The vote was tight, with the Netherlands, Austria and Belgium abstaining, while Poland, Finland, Sweden and Italy voted against the law, according to officials.

This deal now forms the common position of member states in the next stage of the negotiations on the legislation between the EU institutions.

The changes backed by the member states include altering the law to give countries more flexibility in how to achieve the targets of putting in place nature recovery measures across at least 20 per cent of the EU’s land and sea areas by 2030.

The development of renewable energy and defence projects would also be exempt from requirements to show that no less damaging alternatives are available, as they would be “presumed to have an overriding public interest” under the deal.

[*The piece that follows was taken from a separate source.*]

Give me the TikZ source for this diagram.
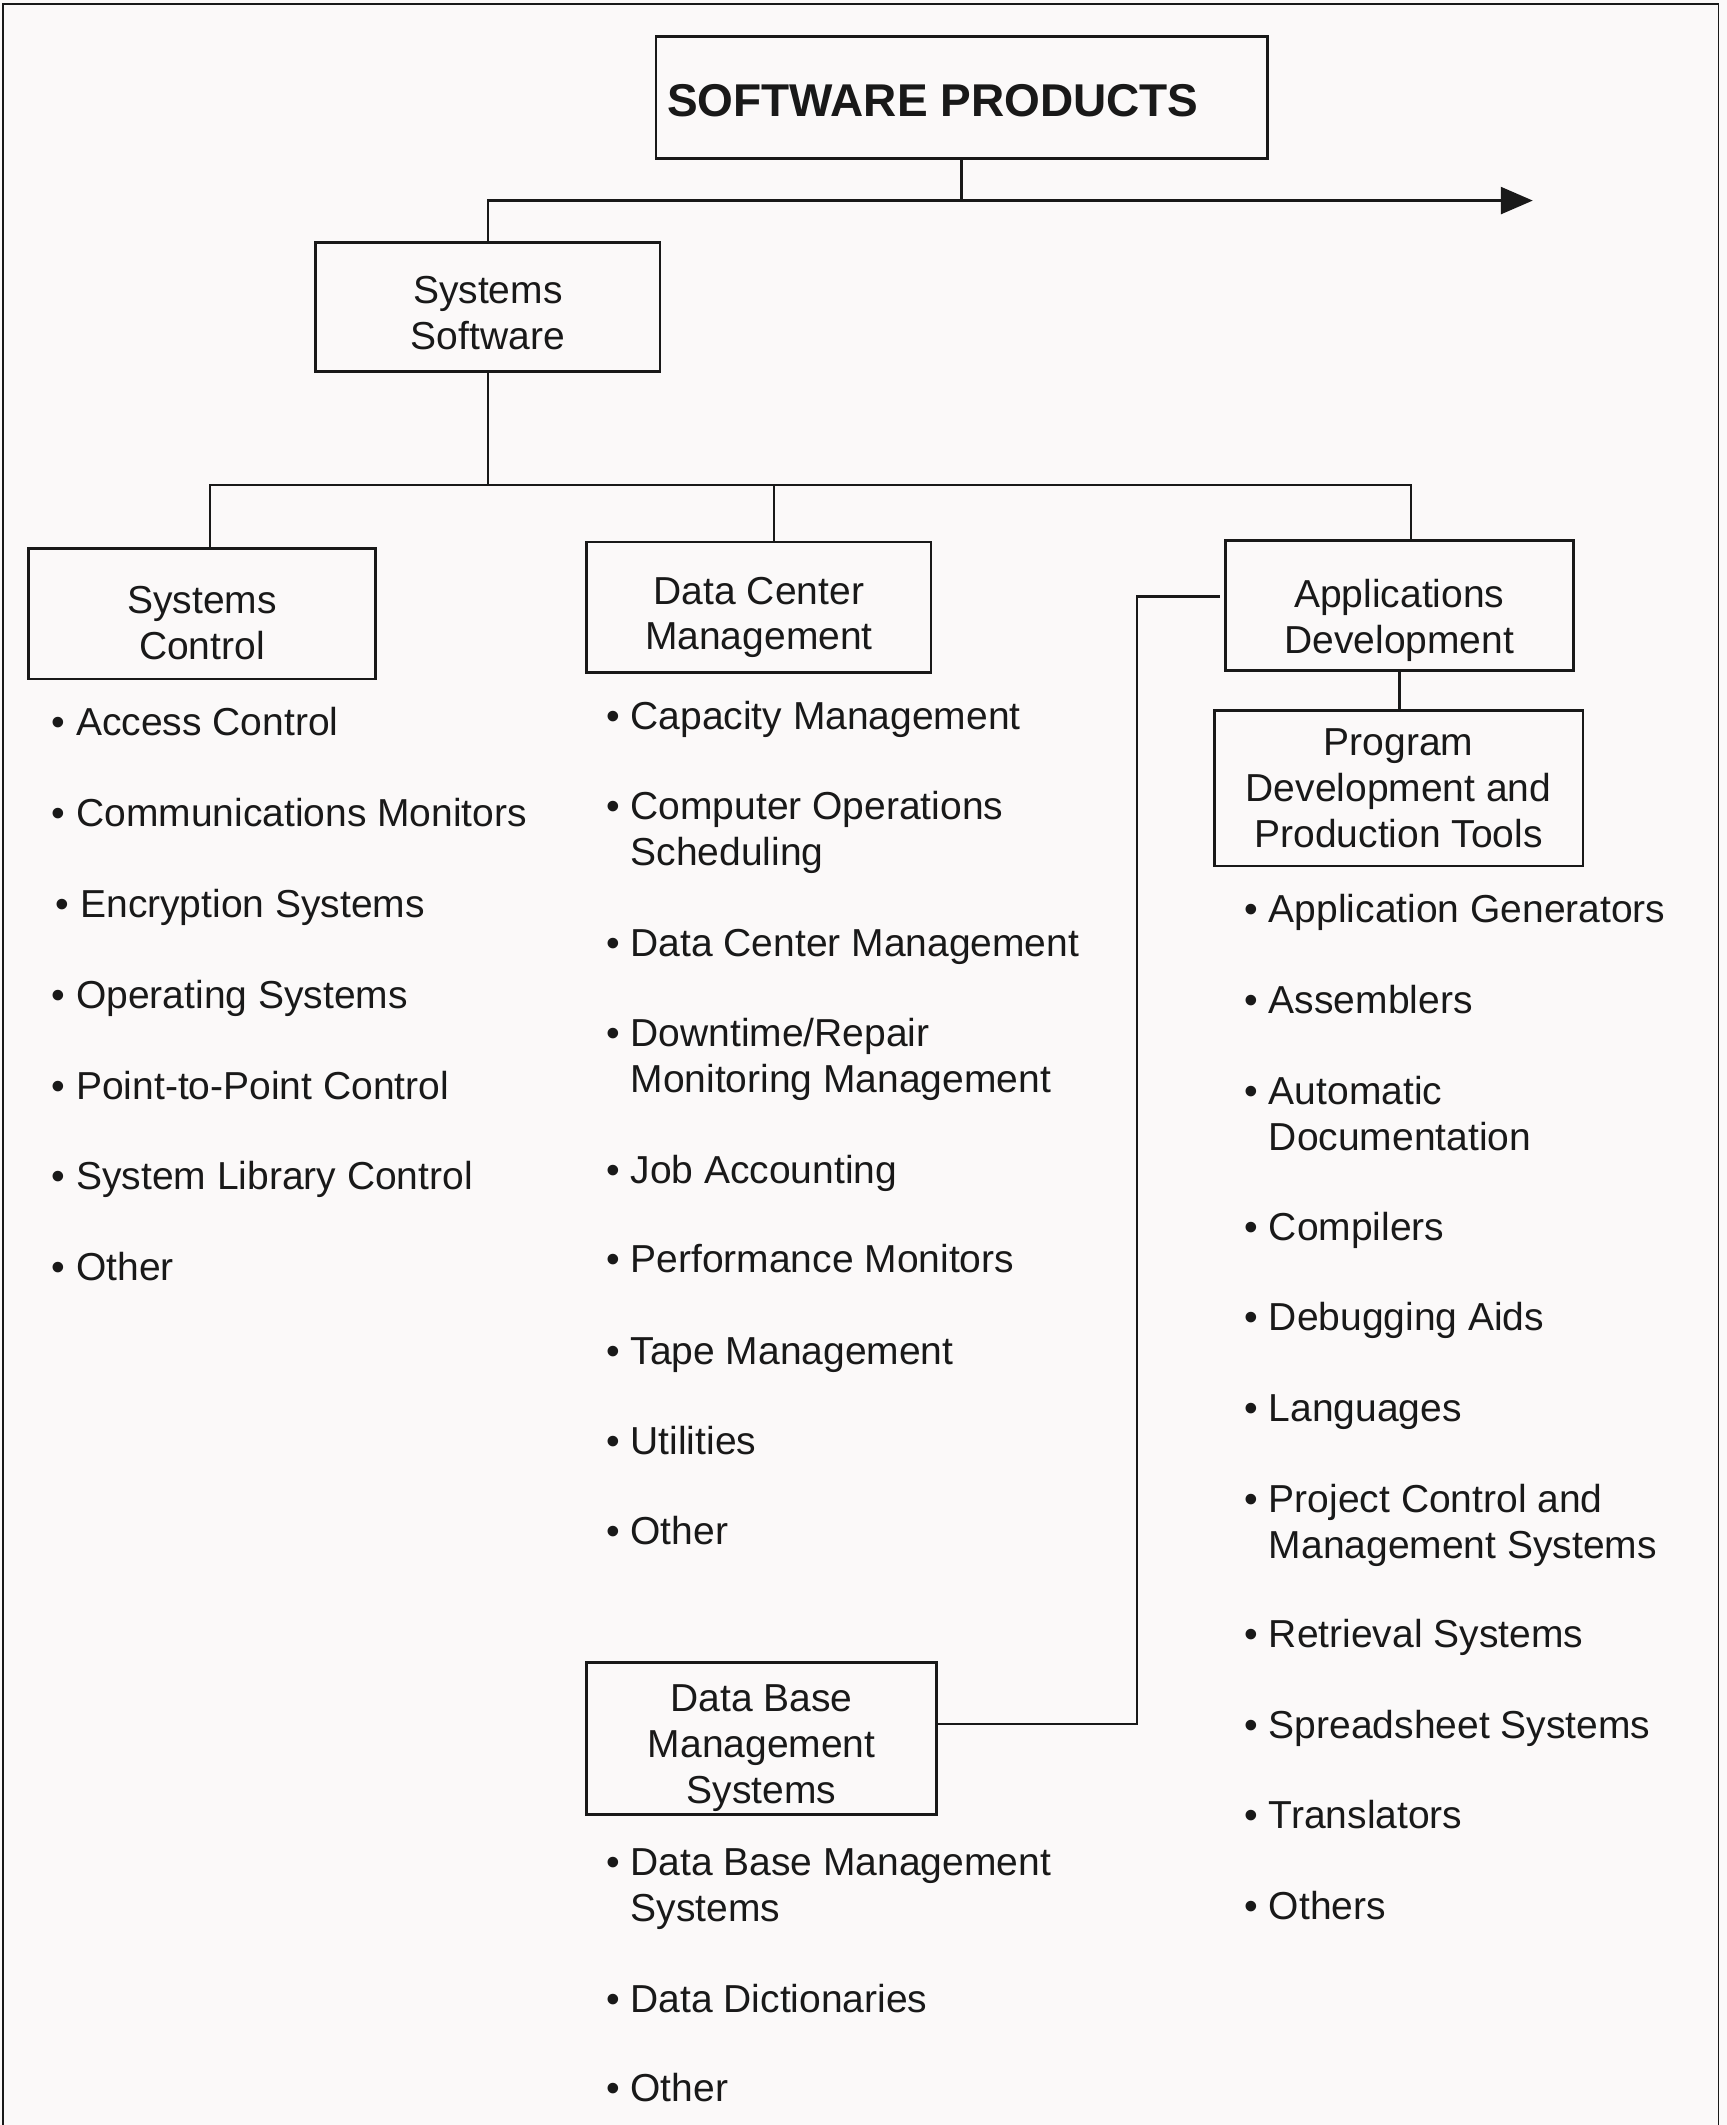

European Commission vice-president Frans Timmermans, who leads work on the EU’s proposed Green Deal legislation designed to curb emissions and meet the continent’s international commitments, said in advance of the meeting that it was “touch and go” whether the nature restoration law could be finalised before his term ends next year.

“It makes me really sad that some are trying to draw climate policy into the culture wars. Because then you create sort of a tribal opposition. And once you get into a tribal opposition facts don’t matter any more,” he told reporters in advance of the ministers’ meeting.

“The climate crisis transcends political differences... if it is now drawn into the cultural wars, then it risks paralysing us at a time when the last thing we can afford is paralysis.”

Minister for the Environment, Climate and Communications and Green Party leader Eamon Ryan said he believed the nature restoration law would benefit agriculture.

“Restoring nature will be good for farming. It won’t work if it isn’t,” Mr Ryan told reporters.

“This has to be voluntary. No one’s going to be forced to take part in the restoration. People will have to get paid for the nature-based services and solutions.”